The problem
Restate the records that follow word for word; no pictures should appear.

Material provided
— Start —

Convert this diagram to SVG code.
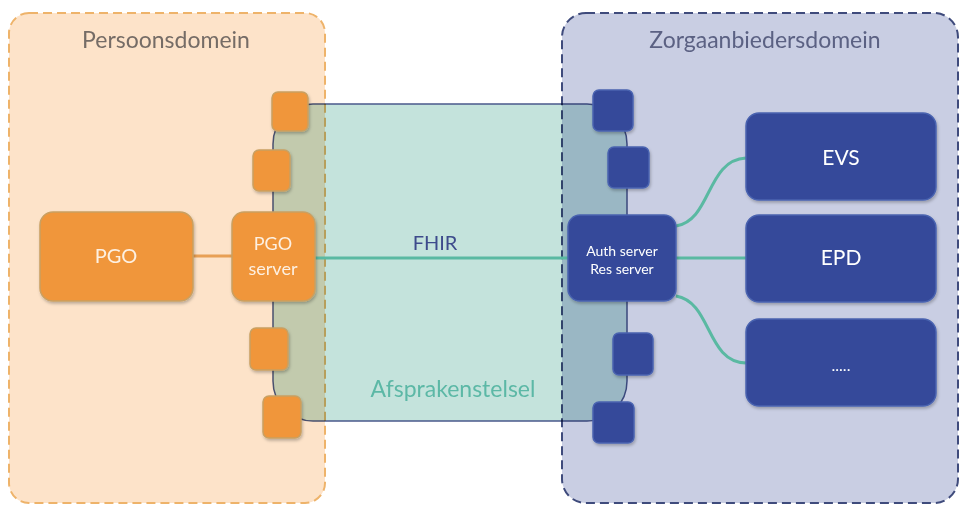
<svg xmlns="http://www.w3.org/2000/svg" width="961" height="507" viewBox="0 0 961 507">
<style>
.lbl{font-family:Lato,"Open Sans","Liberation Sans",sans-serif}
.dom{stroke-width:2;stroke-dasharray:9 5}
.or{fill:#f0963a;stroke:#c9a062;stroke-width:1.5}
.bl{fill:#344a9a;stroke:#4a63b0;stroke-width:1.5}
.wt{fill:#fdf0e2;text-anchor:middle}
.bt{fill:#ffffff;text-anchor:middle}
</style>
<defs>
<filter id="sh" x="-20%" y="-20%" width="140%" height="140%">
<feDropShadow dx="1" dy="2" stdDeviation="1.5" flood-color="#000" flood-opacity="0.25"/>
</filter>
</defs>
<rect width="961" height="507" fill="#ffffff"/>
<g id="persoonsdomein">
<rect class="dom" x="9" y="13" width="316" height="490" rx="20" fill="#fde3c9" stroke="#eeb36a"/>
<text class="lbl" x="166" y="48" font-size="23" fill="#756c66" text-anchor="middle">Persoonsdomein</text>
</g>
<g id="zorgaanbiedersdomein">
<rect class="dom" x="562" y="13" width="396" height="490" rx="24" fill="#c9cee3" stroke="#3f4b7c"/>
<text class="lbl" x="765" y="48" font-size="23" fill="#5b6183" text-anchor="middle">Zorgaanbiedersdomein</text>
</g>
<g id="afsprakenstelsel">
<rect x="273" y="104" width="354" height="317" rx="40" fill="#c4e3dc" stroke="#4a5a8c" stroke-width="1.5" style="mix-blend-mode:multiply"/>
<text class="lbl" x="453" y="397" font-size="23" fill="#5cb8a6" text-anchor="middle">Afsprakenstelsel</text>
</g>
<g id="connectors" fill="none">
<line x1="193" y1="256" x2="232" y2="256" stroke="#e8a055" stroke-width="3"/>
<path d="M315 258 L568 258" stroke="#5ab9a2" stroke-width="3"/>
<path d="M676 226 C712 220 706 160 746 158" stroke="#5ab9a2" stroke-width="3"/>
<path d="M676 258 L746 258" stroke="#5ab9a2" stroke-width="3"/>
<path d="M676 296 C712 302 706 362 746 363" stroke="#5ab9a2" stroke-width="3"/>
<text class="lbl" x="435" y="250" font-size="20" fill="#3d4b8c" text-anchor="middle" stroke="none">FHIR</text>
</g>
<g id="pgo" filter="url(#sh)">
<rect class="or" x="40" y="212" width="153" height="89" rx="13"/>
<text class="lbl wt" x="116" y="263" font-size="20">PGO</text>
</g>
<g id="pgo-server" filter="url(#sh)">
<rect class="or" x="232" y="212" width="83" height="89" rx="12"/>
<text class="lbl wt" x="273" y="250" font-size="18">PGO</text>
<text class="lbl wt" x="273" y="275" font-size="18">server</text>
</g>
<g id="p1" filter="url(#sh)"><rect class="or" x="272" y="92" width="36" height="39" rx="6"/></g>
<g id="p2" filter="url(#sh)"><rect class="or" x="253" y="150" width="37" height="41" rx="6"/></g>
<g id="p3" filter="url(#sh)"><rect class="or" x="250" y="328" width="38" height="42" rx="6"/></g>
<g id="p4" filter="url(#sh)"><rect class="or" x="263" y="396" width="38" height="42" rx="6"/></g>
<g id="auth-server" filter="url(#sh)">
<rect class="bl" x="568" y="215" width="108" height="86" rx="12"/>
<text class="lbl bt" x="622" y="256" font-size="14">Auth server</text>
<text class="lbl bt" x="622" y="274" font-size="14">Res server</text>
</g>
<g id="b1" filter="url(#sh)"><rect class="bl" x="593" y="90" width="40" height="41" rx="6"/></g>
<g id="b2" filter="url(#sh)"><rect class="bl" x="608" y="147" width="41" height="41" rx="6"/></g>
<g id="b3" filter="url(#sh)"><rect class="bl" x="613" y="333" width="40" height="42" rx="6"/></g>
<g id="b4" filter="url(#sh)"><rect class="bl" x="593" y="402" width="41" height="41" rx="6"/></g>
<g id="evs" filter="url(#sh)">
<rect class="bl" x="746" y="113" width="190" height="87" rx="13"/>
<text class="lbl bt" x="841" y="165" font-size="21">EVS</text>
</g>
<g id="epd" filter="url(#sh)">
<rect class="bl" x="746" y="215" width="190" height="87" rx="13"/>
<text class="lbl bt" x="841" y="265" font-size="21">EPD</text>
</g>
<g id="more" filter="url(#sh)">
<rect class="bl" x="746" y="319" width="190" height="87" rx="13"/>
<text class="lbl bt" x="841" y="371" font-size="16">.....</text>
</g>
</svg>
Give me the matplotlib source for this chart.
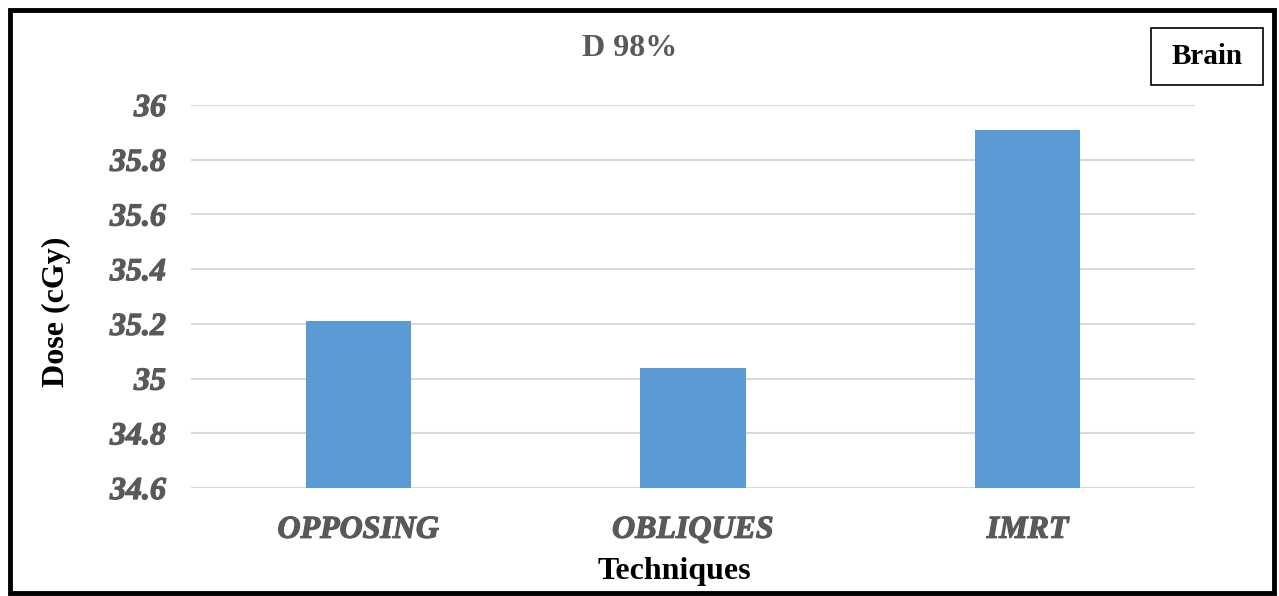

— End —

The solution
Convert this diagram to SVG code.
<svg xmlns="http://www.w3.org/2000/svg" width="961" height="507" viewBox="0 0 961 507">
<style>
.lbl{font-family:Lato,"Open Sans","Liberation Sans",sans-serif}
.dom{stroke-width:2;stroke-dasharray:9 5}
.or{fill:#f0963a;stroke:#c9a062;stroke-width:1.5}
.bl{fill:#344a9a;stroke:#4a63b0;stroke-width:1.5}
.wt{fill:#fdf0e2;text-anchor:middle}
.bt{fill:#ffffff;text-anchor:middle}
</style>
<defs>
<filter id="sh" x="-20%" y="-20%" width="140%" height="140%">
<feDropShadow dx="1" dy="2" stdDeviation="1.5" flood-color="#000" flood-opacity="0.25"/>
</filter>
</defs>
<rect width="961" height="507" fill="#ffffff"/>
<g id="persoonsdomein">
<rect class="dom" x="9" y="13" width="316" height="490" rx="20" fill="#fde3c9" stroke="#eeb36a"/>
<text class="lbl" x="166" y="48" font-size="23" fill="#756c66" text-anchor="middle">Persoonsdomein</text>
</g>
<g id="zorgaanbiedersdomein">
<rect class="dom" x="562" y="13" width="396" height="490" rx="24" fill="#c9cee3" stroke="#3f4b7c"/>
<text class="lbl" x="765" y="48" font-size="23" fill="#5b6183" text-anchor="middle">Zorgaanbiedersdomein</text>
</g>
<g id="afsprakenstelsel">
<rect x="273" y="104" width="354" height="317" rx="40" fill="#c4e3dc" stroke="#4a5a8c" stroke-width="1.5" style="mix-blend-mode:multiply"/>
<text class="lbl" x="453" y="397" font-size="23" fill="#5cb8a6" text-anchor="middle">Afsprakenstelsel</text>
</g>
<g id="connectors" fill="none">
<line x1="193" y1="256" x2="232" y2="256" stroke="#e8a055" stroke-width="3"/>
<path d="M315 258 L568 258" stroke="#5ab9a2" stroke-width="3"/>
<path d="M676 226 C712 220 706 160 746 158" stroke="#5ab9a2" stroke-width="3"/>
<path d="M676 258 L746 258" stroke="#5ab9a2" stroke-width="3"/>
<path d="M676 296 C712 302 706 362 746 363" stroke="#5ab9a2" stroke-width="3"/>
<text class="lbl" x="435" y="250" font-size="20" fill="#3d4b8c" text-anchor="middle" stroke="none">FHIR</text>
</g>
<g id="pgo" filter="url(#sh)">
<rect class="or" x="40" y="212" width="153" height="89" rx="13"/>
<text class="lbl wt" x="116" y="263" font-size="20">PGO</text>
</g>
<g id="pgo-server" filter="url(#sh)">
<rect class="or" x="232" y="212" width="83" height="89" rx="12"/>
<text class="lbl wt" x="273" y="250" font-size="18">PGO</text>
<text class="lbl wt" x="273" y="275" font-size="18">server</text>
</g>
<g id="p1" filter="url(#sh)"><rect class="or" x="272" y="92" width="36" height="39" rx="6"/></g>
<g id="p2" filter="url(#sh)"><rect class="or" x="253" y="150" width="37" height="41" rx="6"/></g>
<g id="p3" filter="url(#sh)"><rect class="or" x="250" y="328" width="38" height="42" rx="6"/></g>
<g id="p4" filter="url(#sh)"><rect class="or" x="263" y="396" width="38" height="42" rx="6"/></g>
<g id="auth-server" filter="url(#sh)">
<rect class="bl" x="568" y="215" width="108" height="86" rx="12"/>
<text class="lbl bt" x="622" y="256" font-size="14">Auth server</text>
<text class="lbl bt" x="622" y="274" font-size="14">Res server</text>
</g>
<g id="b1" filter="url(#sh)"><rect class="bl" x="593" y="90" width="40" height="41" rx="6"/></g>
<g id="b2" filter="url(#sh)"><rect class="bl" x="608" y="147" width="41" height="41" rx="6"/></g>
<g id="b3" filter="url(#sh)"><rect class="bl" x="613" y="333" width="40" height="42" rx="6"/></g>
<g id="b4" filter="url(#sh)"><rect class="bl" x="593" y="402" width="41" height="41" rx="6"/></g>
<g id="evs" filter="url(#sh)">
<rect class="bl" x="746" y="113" width="190" height="87" rx="13"/>
<text class="lbl bt" x="841" y="165" font-size="21">EVS</text>
</g>
<g id="epd" filter="url(#sh)">
<rect class="bl" x="746" y="215" width="190" height="87" rx="13"/>
<text class="lbl bt" x="841" y="265" font-size="21">EPD</text>
</g>
<g id="more" filter="url(#sh)">
<rect class="bl" x="746" y="319" width="190" height="87" rx="13"/>
<text class="lbl bt" x="841" y="371" font-size="16">.....</text>
</g>
</svg>
Give me the matplotlib source for this chart.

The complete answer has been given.